A Sinking Island
This may be Hugh Kenner's crankiest book.
Kenner, a product of still-colonial Canada qualified by later USAn influence, never particularly liked England. Of all his books prior to this, only his very first was on an English writer - Paradox in Chesterton; I have never read a copy[1], it has not been reprinted, and he never treats Chesterton at greater length than perhaps a sentence again. He did pay attention to the Augustans, principally Pope and Swift, and in many ways the story that Kenner tells about England in the Twentieth Century is a coda to Pope's story in the Dunciad, or to the underlying trend to which Pope was responding.
For his overall theme is the collapse of a single public for serious literature in England proper, combined with a general turning away of the English literary establishment from international modernism.
He's entirely willing to grant talent to a fair number of writers individually, although he's equally willing to indicate where he thinks some of them wasted their talent. But the ones he thinks best of tend to be on the outside. (Basil Bunting, for example. Try finding a copy of Briggflatts, or his Collected Poems.) But English letters in general are another question.
He begins in 1895, identifying three publics for reading. There is a public for Tit-Bits, a sort of level below Reader's Digest (that public has now, had for some time even in 1988, become a consumer of television rather than printed matter). There is a public represented by Dent's Everyman's Library, now the broad consumer of both bestsellers and most "literary fiction". Finally, there's a small public with an interest in texts as such, and an interest in precision of diction and structural complexity.

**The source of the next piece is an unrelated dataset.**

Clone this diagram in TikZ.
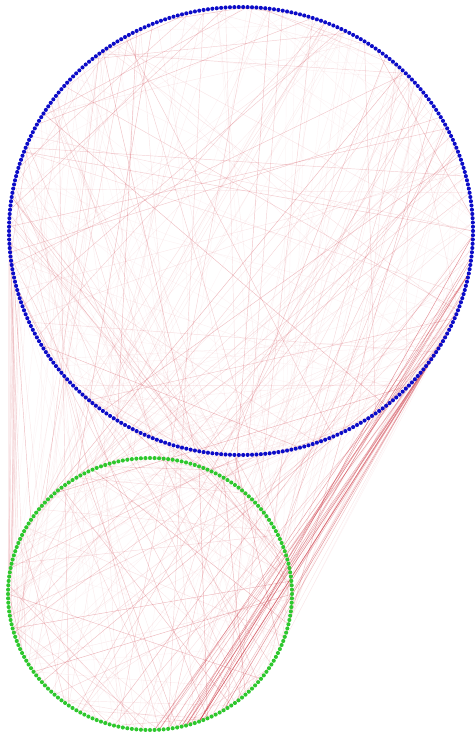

For Kenner, the distinction between genre and much of what many people in genre call "litfic" is more like a continuous field connecting the two: at one point he implicitly lumps Woolf and Sayers (not to Woolf's benefit). (The essence of much of Woolf being in the Bloomsbury snobbery which appealed to a set of readers in much the same way Lord Peter Wimsey did.) The more important division is between works with a certain level of complexity / ambition / thematic importance and those falling below it. The "classics" of Everyman's Library, even if they began as challenging, have been made comfortable by a tradition of acceptance and interpretation (and also, nevertheless, are often admired from a distance, much as the Kelmscott Chaucer, which Kenner takes as emblematic of this attitude, was[2]).
Following Kenner's narrative, although the English literary world learned from international modernism - Mrs. Dalloway is unimaginable without Ulysses - it turned away from it: the dominant poets run Auden, Thomas, Larkin, anti-modernists all. Not only that, but the serious public for literature splintered, and the world of authors splintered as well. There is little commonality between David Jones, Charles Tomlinson, and Geoffrey Hill, and although their publics overlap they are distinct.

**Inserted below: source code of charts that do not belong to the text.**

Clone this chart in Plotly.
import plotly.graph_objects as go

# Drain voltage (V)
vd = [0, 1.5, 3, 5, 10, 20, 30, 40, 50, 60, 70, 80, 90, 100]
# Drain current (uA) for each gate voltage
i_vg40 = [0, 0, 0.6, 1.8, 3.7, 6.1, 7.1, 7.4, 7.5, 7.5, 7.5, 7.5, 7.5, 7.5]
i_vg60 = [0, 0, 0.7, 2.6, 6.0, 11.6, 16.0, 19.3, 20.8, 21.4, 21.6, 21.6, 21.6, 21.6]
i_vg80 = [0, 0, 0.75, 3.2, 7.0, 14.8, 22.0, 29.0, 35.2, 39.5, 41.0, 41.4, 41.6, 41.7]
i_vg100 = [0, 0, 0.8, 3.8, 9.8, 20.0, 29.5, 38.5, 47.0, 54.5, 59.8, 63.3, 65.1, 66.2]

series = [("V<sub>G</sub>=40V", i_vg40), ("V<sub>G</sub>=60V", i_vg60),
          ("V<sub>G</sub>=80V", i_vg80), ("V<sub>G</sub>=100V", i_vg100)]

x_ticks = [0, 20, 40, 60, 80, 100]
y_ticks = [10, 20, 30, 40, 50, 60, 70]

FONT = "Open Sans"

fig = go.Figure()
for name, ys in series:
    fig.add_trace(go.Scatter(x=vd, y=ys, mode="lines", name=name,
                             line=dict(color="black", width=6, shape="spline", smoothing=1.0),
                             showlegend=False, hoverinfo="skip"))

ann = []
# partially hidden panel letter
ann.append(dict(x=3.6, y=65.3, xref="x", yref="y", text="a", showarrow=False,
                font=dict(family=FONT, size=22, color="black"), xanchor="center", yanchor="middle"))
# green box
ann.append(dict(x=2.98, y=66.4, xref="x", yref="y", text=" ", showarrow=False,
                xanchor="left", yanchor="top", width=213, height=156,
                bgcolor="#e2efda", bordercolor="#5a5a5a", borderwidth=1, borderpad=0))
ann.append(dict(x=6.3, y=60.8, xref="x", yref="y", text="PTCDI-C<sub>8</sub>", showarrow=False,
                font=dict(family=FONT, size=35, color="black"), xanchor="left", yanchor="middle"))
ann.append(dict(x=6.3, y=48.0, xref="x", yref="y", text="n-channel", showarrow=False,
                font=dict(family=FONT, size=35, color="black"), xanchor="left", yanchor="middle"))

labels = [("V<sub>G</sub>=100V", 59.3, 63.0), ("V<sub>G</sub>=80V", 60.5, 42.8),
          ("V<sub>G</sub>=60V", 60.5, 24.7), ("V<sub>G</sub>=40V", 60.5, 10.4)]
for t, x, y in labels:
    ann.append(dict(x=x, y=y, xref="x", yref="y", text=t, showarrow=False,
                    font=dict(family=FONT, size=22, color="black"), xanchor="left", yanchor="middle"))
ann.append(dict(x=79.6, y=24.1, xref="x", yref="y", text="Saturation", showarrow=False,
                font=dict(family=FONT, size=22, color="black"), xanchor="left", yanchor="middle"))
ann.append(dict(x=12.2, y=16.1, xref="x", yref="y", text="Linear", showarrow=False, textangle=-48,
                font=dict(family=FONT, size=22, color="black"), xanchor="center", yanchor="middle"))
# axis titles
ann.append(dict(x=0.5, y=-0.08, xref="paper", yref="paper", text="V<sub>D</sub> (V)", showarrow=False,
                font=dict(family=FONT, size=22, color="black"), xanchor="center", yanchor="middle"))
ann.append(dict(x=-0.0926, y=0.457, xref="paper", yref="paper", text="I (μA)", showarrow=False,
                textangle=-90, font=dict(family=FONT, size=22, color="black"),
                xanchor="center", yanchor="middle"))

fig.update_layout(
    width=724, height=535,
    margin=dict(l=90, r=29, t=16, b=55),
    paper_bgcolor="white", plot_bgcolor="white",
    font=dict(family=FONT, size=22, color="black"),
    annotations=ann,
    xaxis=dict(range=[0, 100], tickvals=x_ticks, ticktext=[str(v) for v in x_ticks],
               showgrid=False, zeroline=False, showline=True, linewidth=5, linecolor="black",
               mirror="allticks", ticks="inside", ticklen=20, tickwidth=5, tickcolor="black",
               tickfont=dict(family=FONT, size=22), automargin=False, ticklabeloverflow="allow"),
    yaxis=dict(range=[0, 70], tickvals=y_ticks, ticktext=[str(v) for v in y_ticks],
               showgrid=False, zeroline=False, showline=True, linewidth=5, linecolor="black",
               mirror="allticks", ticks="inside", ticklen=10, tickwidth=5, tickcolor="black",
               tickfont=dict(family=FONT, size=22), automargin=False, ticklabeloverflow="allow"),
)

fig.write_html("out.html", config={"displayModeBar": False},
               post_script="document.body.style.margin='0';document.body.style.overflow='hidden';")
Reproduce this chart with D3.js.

In many ways this may be the closest Kenner, trained at the height of New Criticism, ever came to writing, implicitly, about the function of, the justification for, for criticism.
For Kenner, literature itself is self-justifying as something which is to be enjoyed; but enjoyment is tied to it being a challenge, or at least requiring a continued act of attention. I have no recollection at all of Kenner reading "light" reading: in his spare time he played with computers (and wrote a column for Byte magazine), played with Buckminster Fuller's math, followed silent movies (Chaplin and Keaton), followed classic animation. He found much popular fiction unreadable.
From this point of view, the point of criticism is to assist the reader in approaching and enjoying texts which require either or both of "background" or close reading for full enjoyment. This is certainly the function of Kenner's criticism, running from The Poetry of Ezra Pound and Dublin's Joyce through The Invisible Poet and The Pound Era at the height of his career, to the more minor works of his later years.
And, for all that it put various (primarily English) reviewers' backs up, I think that A Sinking Island has a point. England's retreat from empire has been a cultural turning in, away from ambition and into nostalgia, and a continuing failure to engage with anything coming from outside. It may not be too fanciful to see the decline which Kenner asserts as the beginning of a slide which led, eventually, to the Brexit vote and a political culture in which Boris Johnson can be taken to be a serious politician.
[1]I have very possibly seen a copy, as I have been in both his campus and home offices when he was at Hopkins, and a copy may have been in my field of vision.
[2] I've handled a replica of the Kelmscott Chaucer. It requires a full scale lectern to make it feasible to read, and the black face typesetting is designed to be attractive rather than legible. The Golden Cockerel edition is not much better.